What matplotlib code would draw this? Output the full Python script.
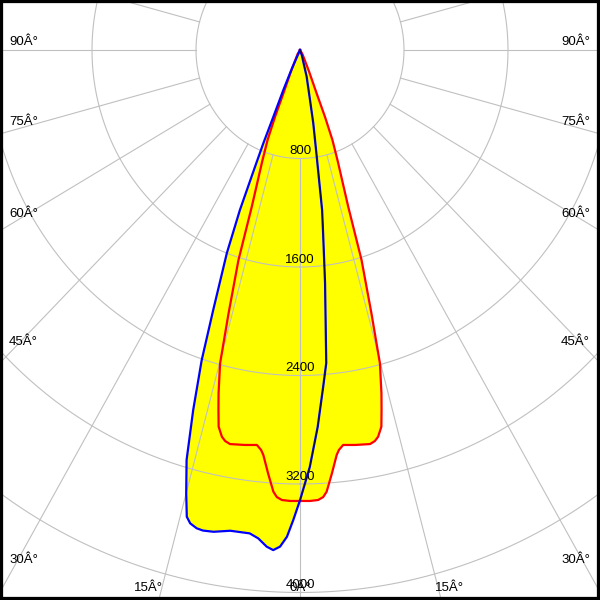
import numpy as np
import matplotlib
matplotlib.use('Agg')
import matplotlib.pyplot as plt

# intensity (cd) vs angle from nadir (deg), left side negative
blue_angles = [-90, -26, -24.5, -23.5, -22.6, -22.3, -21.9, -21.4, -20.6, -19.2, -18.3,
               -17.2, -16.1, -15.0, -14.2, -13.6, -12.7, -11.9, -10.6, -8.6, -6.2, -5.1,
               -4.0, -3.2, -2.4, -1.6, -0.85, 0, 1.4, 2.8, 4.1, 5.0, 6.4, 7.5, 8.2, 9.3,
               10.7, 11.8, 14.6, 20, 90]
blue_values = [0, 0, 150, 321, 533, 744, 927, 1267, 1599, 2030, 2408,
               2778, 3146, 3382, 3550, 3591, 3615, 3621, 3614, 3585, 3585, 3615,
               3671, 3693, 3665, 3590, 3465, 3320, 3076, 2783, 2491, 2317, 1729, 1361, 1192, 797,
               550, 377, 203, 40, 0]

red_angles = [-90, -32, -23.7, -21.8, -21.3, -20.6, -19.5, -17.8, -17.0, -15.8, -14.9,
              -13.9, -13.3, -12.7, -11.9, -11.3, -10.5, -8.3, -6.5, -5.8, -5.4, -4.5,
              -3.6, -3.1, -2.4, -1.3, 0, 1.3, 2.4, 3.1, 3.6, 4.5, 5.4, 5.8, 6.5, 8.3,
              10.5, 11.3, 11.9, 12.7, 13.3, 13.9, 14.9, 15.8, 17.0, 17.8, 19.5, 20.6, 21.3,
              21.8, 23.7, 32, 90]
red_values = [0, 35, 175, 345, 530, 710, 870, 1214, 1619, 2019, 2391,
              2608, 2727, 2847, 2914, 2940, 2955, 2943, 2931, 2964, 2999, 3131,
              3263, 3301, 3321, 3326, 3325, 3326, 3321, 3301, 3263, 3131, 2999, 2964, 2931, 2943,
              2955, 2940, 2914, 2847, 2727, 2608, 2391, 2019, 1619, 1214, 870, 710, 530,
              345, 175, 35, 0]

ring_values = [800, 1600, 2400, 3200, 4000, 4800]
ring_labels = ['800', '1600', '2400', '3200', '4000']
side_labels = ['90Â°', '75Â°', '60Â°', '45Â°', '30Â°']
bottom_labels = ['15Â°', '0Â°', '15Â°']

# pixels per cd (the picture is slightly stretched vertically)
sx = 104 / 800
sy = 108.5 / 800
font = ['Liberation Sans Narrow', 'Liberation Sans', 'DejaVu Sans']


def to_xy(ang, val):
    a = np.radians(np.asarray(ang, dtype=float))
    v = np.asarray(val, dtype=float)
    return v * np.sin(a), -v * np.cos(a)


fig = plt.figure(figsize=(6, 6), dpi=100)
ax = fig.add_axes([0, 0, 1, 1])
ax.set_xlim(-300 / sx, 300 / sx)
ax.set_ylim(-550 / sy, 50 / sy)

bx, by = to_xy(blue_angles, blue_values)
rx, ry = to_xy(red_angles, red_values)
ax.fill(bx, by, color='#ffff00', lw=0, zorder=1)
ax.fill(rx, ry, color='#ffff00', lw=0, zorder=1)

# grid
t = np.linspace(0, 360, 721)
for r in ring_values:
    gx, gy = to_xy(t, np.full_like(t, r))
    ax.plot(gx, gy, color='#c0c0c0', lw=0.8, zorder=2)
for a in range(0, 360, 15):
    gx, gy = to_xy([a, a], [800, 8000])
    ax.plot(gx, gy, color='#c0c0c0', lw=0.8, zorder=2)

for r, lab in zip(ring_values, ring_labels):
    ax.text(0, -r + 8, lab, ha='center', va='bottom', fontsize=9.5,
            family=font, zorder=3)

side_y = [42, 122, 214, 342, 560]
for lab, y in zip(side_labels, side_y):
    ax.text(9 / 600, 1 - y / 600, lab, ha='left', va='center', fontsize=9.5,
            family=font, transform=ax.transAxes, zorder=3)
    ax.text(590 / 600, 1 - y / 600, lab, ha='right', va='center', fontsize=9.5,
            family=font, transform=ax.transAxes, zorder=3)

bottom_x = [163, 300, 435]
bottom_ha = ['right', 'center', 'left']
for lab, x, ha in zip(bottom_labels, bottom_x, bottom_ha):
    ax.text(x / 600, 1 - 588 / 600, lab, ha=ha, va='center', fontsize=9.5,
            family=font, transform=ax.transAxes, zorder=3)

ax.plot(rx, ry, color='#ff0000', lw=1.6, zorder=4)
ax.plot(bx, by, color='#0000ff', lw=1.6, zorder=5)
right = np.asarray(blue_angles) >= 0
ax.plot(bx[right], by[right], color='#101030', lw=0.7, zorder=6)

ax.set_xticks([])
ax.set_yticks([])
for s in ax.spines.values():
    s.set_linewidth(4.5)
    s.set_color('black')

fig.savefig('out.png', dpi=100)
:::::
TASK TO COMPLETE
The lines from the start of the data through the line that contains "import matplotlib.pyplot as plt" are to be returned exactly, please, with both ends included and every picture left out.

CORRECT OUTPUT
What matplotlib code would draw this? Output the full Python script.
import numpy as np
import matplotlib
matplotlib.use('Agg')
import matplotlib.pyplot as plt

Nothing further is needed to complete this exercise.